* [Objective]: Restate the material word for word and leave out anything that is a picture.

* [Source material]:
......

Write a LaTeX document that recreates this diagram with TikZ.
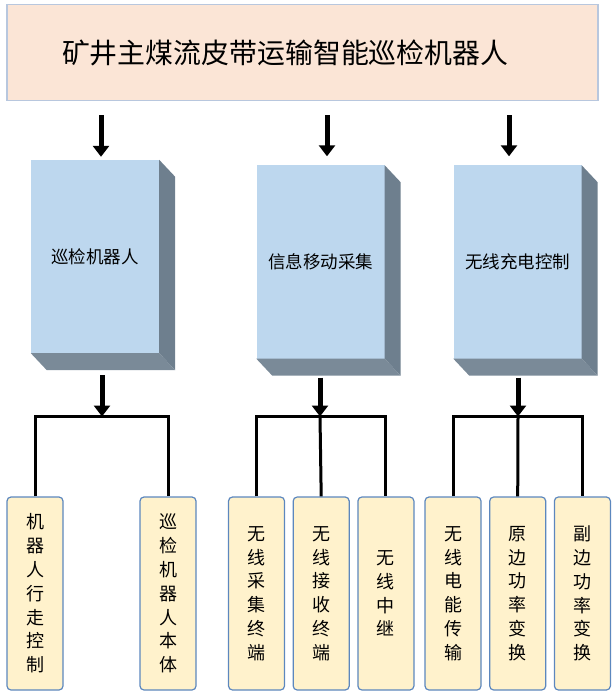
\documentclass[tikz,border=0pt]{standalone}
\usepackage{fontspec}
\setmainfont{Noto Sans CJK SC}
\usetikzlibrary{positioning}
\usetikzlibrary{arrows.meta,calc}
\definecolor{bannerfill}{RGB}{251,229,214}
\definecolor{bannerline}{RGB}{184,199,222}
\definecolor{blockfront}{RGB}{189,215,238}
\definecolor{blockside}{RGB}{110,127,142}
\definecolor{blockbottom}{RGB}{122,138,152}
\definecolor{leaffill}{RGB}{255,242,204}
\definecolor{leafline}{RGB}{92,135,190}
\tikzset{
    plan/.style={x=1pt,y=-1pt,node distance=7.5pt},
    banner/.style={rectangle, draw=bannerline, fill=bannerfill, line width=1.5pt,
                   minimum width=591pt, minimum height=96pt, inner sep=0pt,
                   text width=481pt, align=left, font=\fontsize{27.9}{30}\selectfont},
    block/.style={rectangle, fill=blockfront, minimum width=128pt, minimum height=193pt,
                  inner sep=0pt, font=\fontsize{17.5}{20}\selectfont},
    leaf/.style={rectangle, rounded corners=4pt, draw=leafline, fill=leaffill, line width=1.2pt,
                 minimum width=56pt, minimum height=193pt, inner sep=0pt, align=center,
                 font=\fontsize{18}{23.8}\selectfont},
    feed/.style={line width=5pt, -{Triangle[width=16pt,length=11pt]}},
    branch/.style={line width=3pt},
    }

\begin{document}
\begin{tikzpicture}[plan]
            \useasboundingbox (0,0) rectangle (614,700);

            \node[banner] (banner) at (302.5,52.5) {矿井主煤流皮带运输智能巡检机器人};

            \node[block] (robot) at (95,256.5) {巡检机器人};
            \node[block] (info) at (320.5,262) {信息移动采集};
            \node[block] (charge) at (517.5,262) {无线充电控制};
            % side and bottom faces of the blocks
            \foreach \b in {robot,info,charge}{
                \fill[blockside] (\b.north east) -- ++(16,17) -- ($(\b.south east)+(16,17)$) -- (\b.south east) -- cycle;
                \fill[blockbottom] (\b.south west) -- (\b.south east) -- ++(16,17) -- ($(\b.south west)+(16,17)$) -- cycle;
            }

            \node[leaf] (walk) at (35,593.5) {机\\器\\人\\行\\走\\控\\制};
            \node[leaf] (body) at (168,593.5) {巡\\检\\机\\器\\人\\本\\体};
            \node[leaf] (collect) at (256.5,593.5) {无\\线\\采\\集\\终\\端};
            \node[leaf] (receive) [right=of collect] {无\\线\\接\\收\\终\\端};
            \node[leaf] (relay) [right=of receive] {无\\线\\中\\继};
            \node[leaf] (transfer) at (453,593.5) {无\\线\\电\\能\\传\\输};
            \node[leaf] (primary) [right=of transfer] {原\\边\\功\\率\\变\\换};
            \node[leaf] (secondary) [right=of primary] {副\\边\\功\\率\\变\\换};

            \coordinate (t1) at (101,0);
            \coordinate (t2) at (327,0);
            \coordinate (t3) at (509,0);
            \coordinate (j1) at (102,416.5);
            \coordinate (j2) at (320,416.5);
            \coordinate (j3) at (518,416.5);

            \draw[feed, shorten <=14pt, shorten >=3pt] (banner.south -| t1) -- (t1 |- robot.north);
            \draw[feed, shorten <=14pt, shorten >=9pt] (banner.south -| t2) -- (t2 |- info.north);
            \draw[feed, shorten <=14pt, shorten >=9pt] (banner.south -| t3) -- (t3 |- charge.north);

            \draw[feed, shorten <=22pt] (robot.south -| j1) -- (j1);
            \draw[feed, shorten <=19pt] (info.south -| j2) -- (j2);
            \draw[feed, shorten <=19pt] (charge.south -| j3) -- (j3);

            \draw[branch] (walk.north) |- (j1) -| (body.north);
            \draw[branch] (collect.north) |- (j2) -| (relay.north);
            \draw[branch] (j2) -- (receive.north);
            \draw[branch] (transfer.north) |- (j3) -| (secondary.north);
            \draw[branch] (j3) -- (primary.north);
        \end{tikzpicture}
\end{document}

......

* [Answer to the task]:
Write a LaTeX document that recreates this diagram with TikZ.
\documentclass[tikz,border=0pt]{standalone}
\usepackage{fontspec}
\setmainfont{Noto Sans CJK SC}
\usetikzlibrary{positioning}
\usetikzlibrary{arrows.meta,calc}
\definecolor{bannerfill}{RGB}{251,229,214}
\definecolor{bannerline}{RGB}{184,199,222}
\definecolor{blockfront}{RGB}{189,215,238}
\definecolor{blockside}{RGB}{110,127,142}
\definecolor{blockbottom}{RGB}{122,138,152}
\definecolor{leaffill}{RGB}{255,242,204}
\definecolor{leafline}{RGB}{92,135,190}
\tikzset{
    plan/.style={x=1pt,y=-1pt,node distance=7.5pt},
    banner/.style={rectangle, draw=bannerline, fill=bannerfill, line width=1.5pt,
                   minimum width=591pt, minimum height=96pt, inner sep=0pt,
                   text width=481pt, align=left, font=\fontsize{27.9}{30}\selectfont},
    block/.style={rectangle, fill=blockfront, minimum width=128pt, minimum height=193pt,
                  inner sep=0pt, font=\fontsize{17.5}{20}\selectfont},
    leaf/.style={rectangle, rounded corners=4pt, draw=leafline, fill=leaffill, line width=1.2pt,
                 minimum width=56pt, minimum height=193pt, inner sep=0pt, align=center,
                 font=\fontsize{18}{23.8}\selectfont},
    feed/.style={line width=5pt, -{Triangle[width=16pt,length=11pt]}},
    branch/.style={line width=3pt},
    }

\begin{document}
\begin{tikzpicture}[plan]
            \useasboundingbox (0,0) rectangle (614,700);

            \node[banner] (banner) at (302.5,52.5) {矿井主煤流皮带运输智能巡检机器人};

            \node[block] (robot) at (95,256.5) {巡检机器人};
            \node[block] (info) at (320.5,262) {信息移动采集};
            \node[block] (charge) at (517.5,262) {无线充电控制};
            % side and bottom faces of the blocks
            \foreach \b in {robot,info,charge}{
                \fill[blockside] (\b.north east) -- ++(16,17) -- ($(\b.south east)+(16,17)$) -- (\b.south east) -- cycle;
                \fill[blockbottom] (\b.south west) -- (\b.south east) -- ++(16,17) -- ($(\b.south west)+(16,17)$) -- cycle;
            }

            \node[leaf] (walk) at (35,593.5) {机\\器\\人\\行\\走\\控\\制};
            \node[leaf] (body) at (168,593.5) {巡\\检\\机\\器\\人\\本\\体};
            \node[leaf] (collect) at (256.5,593.5) {无\\线\\采\\集\\终\\端};
            \node[leaf] (receive) [right=of collect] {无\\线\\接\\收\\终\\端};
            \node[leaf] (relay) [right=of receive] {无\\线\\中\\继};
            \node[leaf] (transfer) at (453,593.5) {无\\线\\电\\能\\传\\输};
            \node[leaf] (primary) [right=of transfer] {原\\边\\功\\率\\变\\换};
            \node[leaf] (secondary) [right=of primary] {副\\边\\功\\率\\变\\换};

            \coordinate (t1) at (101,0);
            \coordinate (t2) at (327,0);
            \coordinate (t3) at (509,0);
            \coordinate (j1) at (102,416.5);
            \coordinate (j2) at (320,416.5);
            \coordinate (j3) at (518,416.5);

            \draw[feed, shorten <=14pt, shorten >=3pt] (banner.south -| t1) -- (t1 |- robot.north);
            \draw[feed, shorten <=14pt, shorten >=9pt] (banner.south -| t2) -- (t2 |- info.north);
            \draw[feed, shorten <=14pt, shorten >=9pt] (banner.south -| t3) -- (t3 |- charge.north);

            \draw[feed, shorten <=22pt] (robot.south -| j1) -- (j1);
            \draw[feed, shorten <=19pt] (info.south -| j2) -- (j2);
            \draw[feed, shorten <=19pt] (charge.south -| j3) -- (j3);

            \draw[branch] (walk.north) |- (j1) -| (body.north);
            \draw[branch] (collect.north) |- (j2) -| (relay.north);
            \draw[branch] (j2) -- (receive.north);
            \draw[branch] (transfer.north) |- (j3) -| (secondary.north);
            \draw[branch] (j3) -- (primary.north);
        \end{tikzpicture}
\end{document}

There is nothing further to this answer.